■ What you have to do: Give back exactly the lines from the beginning of the listing below to the line holding "gradient_face([tl, tb, tr, tf], *style['top'], z=3.4)", both ends included; the pictures stay out.

■ Data block:
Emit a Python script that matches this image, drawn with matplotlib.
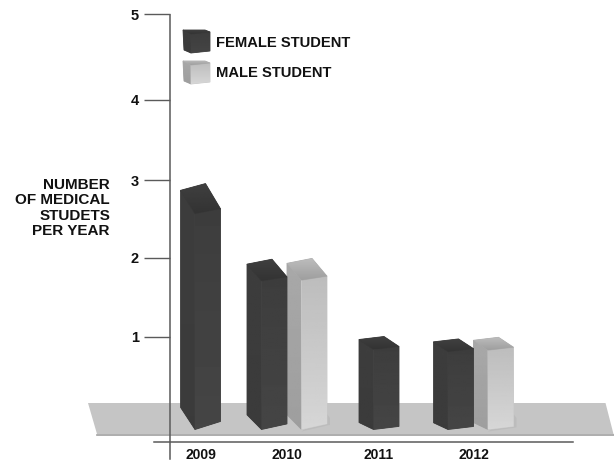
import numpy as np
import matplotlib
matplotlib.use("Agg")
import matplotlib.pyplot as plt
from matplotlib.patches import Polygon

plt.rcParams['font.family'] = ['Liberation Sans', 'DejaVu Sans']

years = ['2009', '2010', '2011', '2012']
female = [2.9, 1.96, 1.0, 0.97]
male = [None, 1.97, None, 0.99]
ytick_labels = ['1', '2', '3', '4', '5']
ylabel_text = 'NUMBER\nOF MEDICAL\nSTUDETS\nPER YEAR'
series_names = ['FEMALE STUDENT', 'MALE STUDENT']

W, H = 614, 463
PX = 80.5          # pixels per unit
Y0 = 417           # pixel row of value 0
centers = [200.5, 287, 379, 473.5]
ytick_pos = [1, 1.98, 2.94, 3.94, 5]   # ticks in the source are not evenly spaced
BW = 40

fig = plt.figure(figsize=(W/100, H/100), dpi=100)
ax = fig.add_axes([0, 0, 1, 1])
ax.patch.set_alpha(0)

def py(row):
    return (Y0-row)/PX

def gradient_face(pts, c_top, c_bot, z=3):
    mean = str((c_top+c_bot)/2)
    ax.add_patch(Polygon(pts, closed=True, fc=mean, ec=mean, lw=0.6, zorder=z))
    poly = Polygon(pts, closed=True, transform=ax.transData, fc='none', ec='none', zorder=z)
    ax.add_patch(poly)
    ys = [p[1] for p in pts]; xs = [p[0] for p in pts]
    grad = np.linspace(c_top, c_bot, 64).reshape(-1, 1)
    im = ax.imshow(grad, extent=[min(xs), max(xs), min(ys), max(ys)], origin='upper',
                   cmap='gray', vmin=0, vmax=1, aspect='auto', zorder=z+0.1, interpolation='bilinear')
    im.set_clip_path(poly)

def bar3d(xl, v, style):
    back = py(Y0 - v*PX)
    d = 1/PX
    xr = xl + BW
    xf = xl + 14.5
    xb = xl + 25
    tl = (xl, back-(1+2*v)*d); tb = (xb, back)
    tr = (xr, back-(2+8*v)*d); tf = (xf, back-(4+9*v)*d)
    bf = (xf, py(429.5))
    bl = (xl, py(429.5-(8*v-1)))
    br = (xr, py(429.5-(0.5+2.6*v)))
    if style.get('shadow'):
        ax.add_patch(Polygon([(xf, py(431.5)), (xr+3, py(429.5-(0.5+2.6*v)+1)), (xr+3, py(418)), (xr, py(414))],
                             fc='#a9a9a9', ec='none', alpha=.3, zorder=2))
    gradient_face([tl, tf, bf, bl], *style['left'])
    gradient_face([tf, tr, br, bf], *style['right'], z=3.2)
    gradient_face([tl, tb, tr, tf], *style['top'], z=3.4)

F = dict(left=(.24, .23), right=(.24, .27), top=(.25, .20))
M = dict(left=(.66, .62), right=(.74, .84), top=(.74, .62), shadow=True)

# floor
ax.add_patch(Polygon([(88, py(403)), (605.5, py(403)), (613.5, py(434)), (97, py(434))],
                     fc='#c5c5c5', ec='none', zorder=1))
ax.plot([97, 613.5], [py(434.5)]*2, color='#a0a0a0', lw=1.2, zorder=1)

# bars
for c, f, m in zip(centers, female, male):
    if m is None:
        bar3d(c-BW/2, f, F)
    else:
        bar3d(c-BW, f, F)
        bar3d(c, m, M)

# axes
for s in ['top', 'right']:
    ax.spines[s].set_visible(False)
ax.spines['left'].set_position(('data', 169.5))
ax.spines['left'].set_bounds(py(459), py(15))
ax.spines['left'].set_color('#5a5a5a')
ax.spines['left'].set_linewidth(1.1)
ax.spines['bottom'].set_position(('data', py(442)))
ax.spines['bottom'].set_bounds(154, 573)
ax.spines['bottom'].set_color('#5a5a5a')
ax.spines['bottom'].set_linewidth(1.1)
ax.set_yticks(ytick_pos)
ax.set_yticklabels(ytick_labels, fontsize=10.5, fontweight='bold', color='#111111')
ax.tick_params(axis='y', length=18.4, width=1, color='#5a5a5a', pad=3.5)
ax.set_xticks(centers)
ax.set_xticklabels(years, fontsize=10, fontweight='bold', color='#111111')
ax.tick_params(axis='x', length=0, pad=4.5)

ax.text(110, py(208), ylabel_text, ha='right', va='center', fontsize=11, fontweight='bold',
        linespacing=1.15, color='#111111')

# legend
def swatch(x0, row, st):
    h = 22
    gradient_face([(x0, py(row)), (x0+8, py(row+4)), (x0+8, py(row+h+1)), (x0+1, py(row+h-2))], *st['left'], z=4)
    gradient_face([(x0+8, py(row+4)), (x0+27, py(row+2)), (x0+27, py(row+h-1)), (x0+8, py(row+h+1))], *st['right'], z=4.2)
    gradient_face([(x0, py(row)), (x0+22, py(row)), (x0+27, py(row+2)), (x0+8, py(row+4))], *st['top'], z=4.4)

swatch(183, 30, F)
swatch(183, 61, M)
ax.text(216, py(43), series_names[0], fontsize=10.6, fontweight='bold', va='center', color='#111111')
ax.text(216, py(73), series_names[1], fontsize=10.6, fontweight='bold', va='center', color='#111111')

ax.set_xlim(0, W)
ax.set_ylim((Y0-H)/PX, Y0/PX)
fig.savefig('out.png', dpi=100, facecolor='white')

■ Task answer:
Emit a Python script that matches this image, drawn with matplotlib.
import numpy as np
import matplotlib
matplotlib.use("Agg")
import matplotlib.pyplot as plt
from matplotlib.patches import Polygon

plt.rcParams['font.family'] = ['Liberation Sans', 'DejaVu Sans']

years = ['2009', '2010', '2011', '2012']
female = [2.9, 1.96, 1.0, 0.97]
male = [None, 1.97, None, 0.99]
ytick_labels = ['1', '2', '3', '4', '5']
ylabel_text = 'NUMBER\nOF MEDICAL\nSTUDETS\nPER YEAR'
series_names = ['FEMALE STUDENT', 'MALE STUDENT']

W, H = 614, 463
PX = 80.5          # pixels per unit
Y0 = 417           # pixel row of value 0
centers = [200.5, 287, 379, 473.5]
ytick_pos = [1, 1.98, 2.94, 3.94, 5]   # ticks in the source are not evenly spaced
BW = 40

fig = plt.figure(figsize=(W/100, H/100), dpi=100)
ax = fig.add_axes([0, 0, 1, 1])
ax.patch.set_alpha(0)

def py(row):
    return (Y0-row)/PX

def gradient_face(pts, c_top, c_bot, z=3):
    mean = str((c_top+c_bot)/2)
    ax.add_patch(Polygon(pts, closed=True, fc=mean, ec=mean, lw=0.6, zorder=z))
    poly = Polygon(pts, closed=True, transform=ax.transData, fc='none', ec='none', zorder=z)
    ax.add_patch(poly)
    ys = [p[1] for p in pts]; xs = [p[0] for p in pts]
    grad = np.linspace(c_top, c_bot, 64).reshape(-1, 1)
    im = ax.imshow(grad, extent=[min(xs), max(xs), min(ys), max(ys)], origin='upper',
                   cmap='gray', vmin=0, vmax=1, aspect='auto', zorder=z+0.1, interpolation='bilinear')
    im.set_clip_path(poly)

def bar3d(xl, v, style):
    back = py(Y0 - v*PX)
    d = 1/PX
    xr = xl + BW
    xf = xl + 14.5
    xb = xl + 25
    tl = (xl, back-(1+2*v)*d); tb = (xb, back)
    tr = (xr, back-(2+8*v)*d); tf = (xf, back-(4+9*v)*d)
    bf = (xf, py(429.5))
    bl = (xl, py(429.5-(8*v-1)))
    br = (xr, py(429.5-(0.5+2.6*v)))
    if style.get('shadow'):
        ax.add_patch(Polygon([(xf, py(431.5)), (xr+3, py(429.5-(0.5+2.6*v)+1)), (xr+3, py(418)), (xr, py(414))],
                             fc='#a9a9a9', ec='none', alpha=.3, zorder=2))
    gradient_face([tl, tf, bf, bl], *style['left'])
    gradient_face([tf, tr, br, bf], *style['right'], z=3.2)
    gradient_face([tl, tb, tr, tf], *style['top'], z=3.4)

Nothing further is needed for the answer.